[Figure scripts]
****

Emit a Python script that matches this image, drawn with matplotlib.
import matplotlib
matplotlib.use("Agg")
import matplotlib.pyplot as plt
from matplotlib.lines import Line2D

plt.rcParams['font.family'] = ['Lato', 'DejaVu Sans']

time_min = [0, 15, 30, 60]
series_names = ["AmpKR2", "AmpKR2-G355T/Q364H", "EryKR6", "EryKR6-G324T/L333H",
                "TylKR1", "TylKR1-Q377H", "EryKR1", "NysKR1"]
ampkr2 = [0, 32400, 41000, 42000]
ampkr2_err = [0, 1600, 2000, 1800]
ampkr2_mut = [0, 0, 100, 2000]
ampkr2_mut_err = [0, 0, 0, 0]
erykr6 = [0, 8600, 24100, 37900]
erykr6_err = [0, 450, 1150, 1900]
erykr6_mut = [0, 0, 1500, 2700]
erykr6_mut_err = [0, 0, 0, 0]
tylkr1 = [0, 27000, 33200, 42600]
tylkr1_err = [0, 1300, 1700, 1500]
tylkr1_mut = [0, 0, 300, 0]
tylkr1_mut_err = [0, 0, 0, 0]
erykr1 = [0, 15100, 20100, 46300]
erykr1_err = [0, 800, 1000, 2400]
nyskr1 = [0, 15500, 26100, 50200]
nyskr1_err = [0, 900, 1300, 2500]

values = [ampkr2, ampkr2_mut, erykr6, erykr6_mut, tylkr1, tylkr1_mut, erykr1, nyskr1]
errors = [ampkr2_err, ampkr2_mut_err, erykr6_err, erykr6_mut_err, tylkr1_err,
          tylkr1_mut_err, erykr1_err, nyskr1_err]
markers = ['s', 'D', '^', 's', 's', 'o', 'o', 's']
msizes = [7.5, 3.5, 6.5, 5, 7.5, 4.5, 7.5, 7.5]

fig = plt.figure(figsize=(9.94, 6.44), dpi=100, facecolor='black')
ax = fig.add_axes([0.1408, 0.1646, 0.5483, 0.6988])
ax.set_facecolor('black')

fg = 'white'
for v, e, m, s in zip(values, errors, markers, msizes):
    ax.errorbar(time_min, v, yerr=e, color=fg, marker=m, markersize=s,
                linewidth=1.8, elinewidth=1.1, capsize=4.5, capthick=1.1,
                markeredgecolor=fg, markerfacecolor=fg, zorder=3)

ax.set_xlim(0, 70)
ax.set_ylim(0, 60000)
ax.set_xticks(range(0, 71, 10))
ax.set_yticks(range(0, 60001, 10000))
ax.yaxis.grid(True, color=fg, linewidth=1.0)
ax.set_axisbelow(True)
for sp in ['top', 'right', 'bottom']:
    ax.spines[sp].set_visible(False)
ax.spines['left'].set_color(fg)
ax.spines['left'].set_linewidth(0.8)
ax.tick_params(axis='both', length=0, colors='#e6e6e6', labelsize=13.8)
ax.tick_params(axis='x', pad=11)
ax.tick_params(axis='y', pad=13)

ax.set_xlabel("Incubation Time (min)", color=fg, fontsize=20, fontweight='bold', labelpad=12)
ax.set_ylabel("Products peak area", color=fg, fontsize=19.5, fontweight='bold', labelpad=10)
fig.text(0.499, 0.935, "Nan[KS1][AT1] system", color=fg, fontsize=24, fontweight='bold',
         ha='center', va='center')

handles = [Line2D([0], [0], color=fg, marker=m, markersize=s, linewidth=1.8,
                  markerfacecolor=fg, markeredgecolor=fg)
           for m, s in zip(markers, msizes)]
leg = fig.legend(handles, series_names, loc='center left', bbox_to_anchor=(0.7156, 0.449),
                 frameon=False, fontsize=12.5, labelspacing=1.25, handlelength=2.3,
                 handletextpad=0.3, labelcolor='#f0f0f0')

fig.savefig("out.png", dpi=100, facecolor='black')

****

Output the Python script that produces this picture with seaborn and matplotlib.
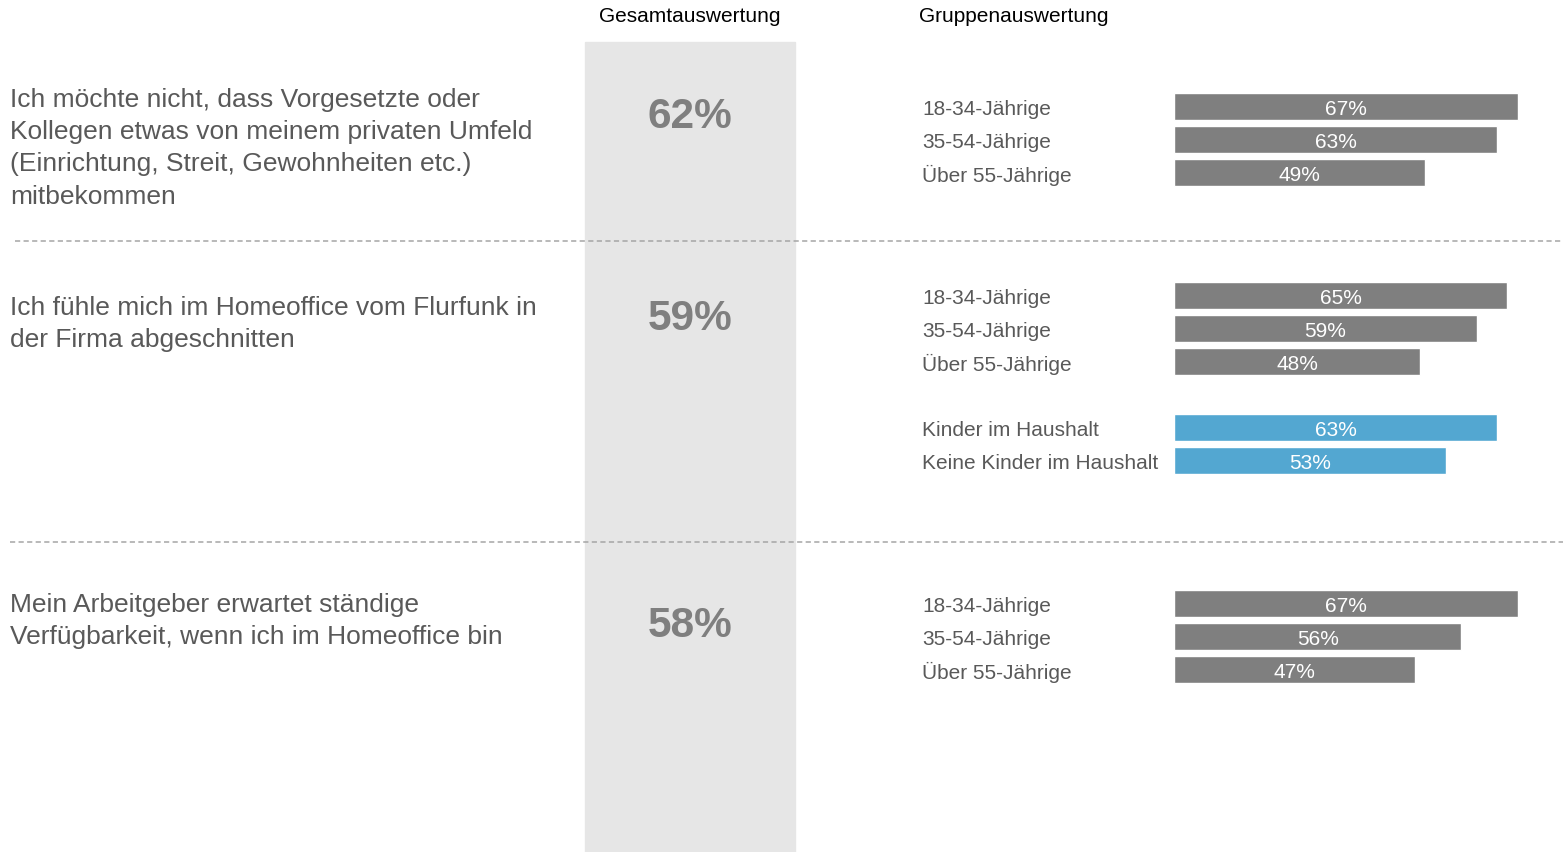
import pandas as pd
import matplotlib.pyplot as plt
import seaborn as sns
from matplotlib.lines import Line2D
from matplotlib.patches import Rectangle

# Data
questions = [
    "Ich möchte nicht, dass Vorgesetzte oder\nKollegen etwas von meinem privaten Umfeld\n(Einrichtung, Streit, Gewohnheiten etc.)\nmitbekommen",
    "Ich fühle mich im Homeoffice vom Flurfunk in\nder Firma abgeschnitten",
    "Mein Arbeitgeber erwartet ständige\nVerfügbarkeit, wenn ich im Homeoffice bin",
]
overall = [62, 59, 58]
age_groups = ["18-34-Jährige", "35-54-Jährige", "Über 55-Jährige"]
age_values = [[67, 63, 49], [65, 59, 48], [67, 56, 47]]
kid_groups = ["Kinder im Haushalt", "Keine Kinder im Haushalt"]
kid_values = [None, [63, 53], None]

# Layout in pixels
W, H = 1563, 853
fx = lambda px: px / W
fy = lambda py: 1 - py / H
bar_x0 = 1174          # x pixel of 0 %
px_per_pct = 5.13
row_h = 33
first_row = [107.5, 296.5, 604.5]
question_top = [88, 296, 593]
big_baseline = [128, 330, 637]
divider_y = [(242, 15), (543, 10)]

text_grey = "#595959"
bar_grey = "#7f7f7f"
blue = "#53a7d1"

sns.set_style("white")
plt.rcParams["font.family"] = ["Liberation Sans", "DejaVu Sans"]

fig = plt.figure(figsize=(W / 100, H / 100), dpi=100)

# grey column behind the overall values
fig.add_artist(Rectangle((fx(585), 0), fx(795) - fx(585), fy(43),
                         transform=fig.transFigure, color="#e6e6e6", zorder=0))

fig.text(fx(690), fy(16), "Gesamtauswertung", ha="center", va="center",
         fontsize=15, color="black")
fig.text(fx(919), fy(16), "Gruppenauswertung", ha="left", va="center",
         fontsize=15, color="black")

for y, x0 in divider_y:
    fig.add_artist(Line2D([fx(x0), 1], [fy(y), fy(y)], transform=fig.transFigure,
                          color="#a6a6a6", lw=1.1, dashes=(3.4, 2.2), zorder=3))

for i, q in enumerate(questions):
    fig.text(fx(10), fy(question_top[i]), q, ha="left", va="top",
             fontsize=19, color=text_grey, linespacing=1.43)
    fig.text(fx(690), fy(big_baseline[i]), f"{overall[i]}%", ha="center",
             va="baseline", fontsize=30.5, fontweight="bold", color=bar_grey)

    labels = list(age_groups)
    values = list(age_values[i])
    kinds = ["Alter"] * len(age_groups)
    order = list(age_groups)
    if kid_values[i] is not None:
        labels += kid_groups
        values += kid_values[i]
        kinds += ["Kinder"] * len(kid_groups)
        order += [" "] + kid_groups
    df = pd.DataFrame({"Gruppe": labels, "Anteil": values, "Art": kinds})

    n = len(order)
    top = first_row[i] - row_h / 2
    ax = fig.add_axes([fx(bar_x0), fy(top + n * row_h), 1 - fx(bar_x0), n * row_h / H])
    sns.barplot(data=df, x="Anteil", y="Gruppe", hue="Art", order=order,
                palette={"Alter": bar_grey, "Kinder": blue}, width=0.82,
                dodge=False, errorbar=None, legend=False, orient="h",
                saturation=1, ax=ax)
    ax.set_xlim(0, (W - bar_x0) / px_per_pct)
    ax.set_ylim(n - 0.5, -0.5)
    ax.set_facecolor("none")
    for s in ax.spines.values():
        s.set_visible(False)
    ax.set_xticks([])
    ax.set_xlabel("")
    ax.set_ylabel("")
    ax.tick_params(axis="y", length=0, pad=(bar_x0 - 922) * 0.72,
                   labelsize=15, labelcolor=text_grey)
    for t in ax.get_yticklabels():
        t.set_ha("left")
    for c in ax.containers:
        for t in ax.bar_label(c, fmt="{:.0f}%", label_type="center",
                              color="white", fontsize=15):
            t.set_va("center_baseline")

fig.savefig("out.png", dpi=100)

****

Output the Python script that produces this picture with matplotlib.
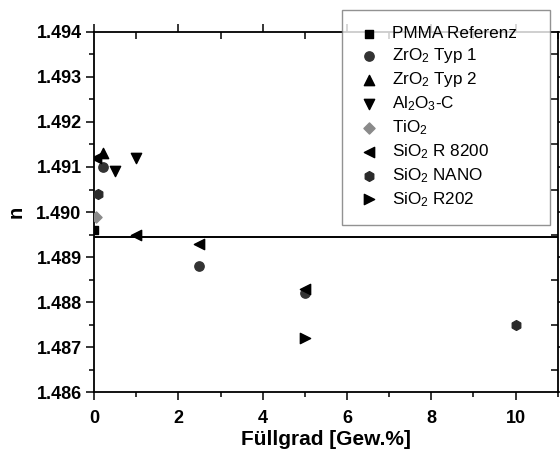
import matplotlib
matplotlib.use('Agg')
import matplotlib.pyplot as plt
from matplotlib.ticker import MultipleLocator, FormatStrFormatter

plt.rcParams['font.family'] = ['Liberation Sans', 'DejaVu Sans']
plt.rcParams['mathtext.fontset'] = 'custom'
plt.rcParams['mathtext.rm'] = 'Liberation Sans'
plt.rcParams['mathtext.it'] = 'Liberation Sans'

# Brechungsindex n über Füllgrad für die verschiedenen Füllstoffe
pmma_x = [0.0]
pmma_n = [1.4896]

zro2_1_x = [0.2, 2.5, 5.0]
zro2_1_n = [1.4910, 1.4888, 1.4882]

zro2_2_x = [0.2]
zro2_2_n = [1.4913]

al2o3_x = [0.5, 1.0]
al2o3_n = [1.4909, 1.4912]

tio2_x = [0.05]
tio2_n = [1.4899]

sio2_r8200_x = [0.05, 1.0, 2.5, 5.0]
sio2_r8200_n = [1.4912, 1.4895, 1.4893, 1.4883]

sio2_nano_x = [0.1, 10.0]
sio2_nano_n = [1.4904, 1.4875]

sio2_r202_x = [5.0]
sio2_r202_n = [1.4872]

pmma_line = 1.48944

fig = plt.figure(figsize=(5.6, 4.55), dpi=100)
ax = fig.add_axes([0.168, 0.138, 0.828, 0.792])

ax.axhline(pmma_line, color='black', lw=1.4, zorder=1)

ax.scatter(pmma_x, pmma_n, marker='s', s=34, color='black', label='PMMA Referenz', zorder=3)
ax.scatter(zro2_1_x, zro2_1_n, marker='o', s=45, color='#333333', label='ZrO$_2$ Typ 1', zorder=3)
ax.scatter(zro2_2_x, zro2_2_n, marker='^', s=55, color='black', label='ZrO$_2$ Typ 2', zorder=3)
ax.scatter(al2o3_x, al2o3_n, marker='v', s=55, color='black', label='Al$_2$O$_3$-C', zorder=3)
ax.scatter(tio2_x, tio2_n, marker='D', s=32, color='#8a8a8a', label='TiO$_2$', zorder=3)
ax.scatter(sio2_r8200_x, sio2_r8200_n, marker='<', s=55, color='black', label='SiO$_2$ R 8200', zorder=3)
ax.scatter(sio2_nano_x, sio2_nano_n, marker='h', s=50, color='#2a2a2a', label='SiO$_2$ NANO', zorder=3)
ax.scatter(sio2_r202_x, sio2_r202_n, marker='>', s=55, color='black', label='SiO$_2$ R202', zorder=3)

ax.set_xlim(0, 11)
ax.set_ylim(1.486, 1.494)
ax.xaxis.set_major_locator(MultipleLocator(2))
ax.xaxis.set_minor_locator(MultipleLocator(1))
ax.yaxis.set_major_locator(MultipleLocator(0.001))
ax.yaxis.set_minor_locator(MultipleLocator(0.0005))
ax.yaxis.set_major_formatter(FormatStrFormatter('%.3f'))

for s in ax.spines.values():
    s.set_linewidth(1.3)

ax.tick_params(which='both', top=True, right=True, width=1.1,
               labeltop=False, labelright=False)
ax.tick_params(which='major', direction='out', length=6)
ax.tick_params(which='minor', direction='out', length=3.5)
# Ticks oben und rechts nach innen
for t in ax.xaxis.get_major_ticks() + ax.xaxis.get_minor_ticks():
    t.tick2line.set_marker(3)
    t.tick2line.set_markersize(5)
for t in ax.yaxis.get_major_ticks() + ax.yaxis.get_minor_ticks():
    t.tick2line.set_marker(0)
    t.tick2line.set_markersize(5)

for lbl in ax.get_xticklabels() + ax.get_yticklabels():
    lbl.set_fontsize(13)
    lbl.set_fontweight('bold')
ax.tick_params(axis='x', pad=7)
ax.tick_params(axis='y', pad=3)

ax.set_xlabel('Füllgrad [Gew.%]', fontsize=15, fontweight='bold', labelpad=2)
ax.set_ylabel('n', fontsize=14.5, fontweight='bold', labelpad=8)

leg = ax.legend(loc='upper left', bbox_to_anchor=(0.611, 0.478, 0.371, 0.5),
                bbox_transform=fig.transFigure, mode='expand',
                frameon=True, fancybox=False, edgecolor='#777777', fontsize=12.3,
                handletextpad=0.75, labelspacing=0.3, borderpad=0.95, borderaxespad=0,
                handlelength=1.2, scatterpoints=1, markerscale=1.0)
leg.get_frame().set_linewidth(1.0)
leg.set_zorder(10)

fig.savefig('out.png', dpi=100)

****

> _Aim of the task_
Select and copy each line from the data that includes the word "with".

> _Correct output_
Emit a Python script that matches this image, drawn with matplotlib.
Output the Python script that produces this picture with seaborn and matplotlib.
Output the Python script that produces this picture with matplotlib.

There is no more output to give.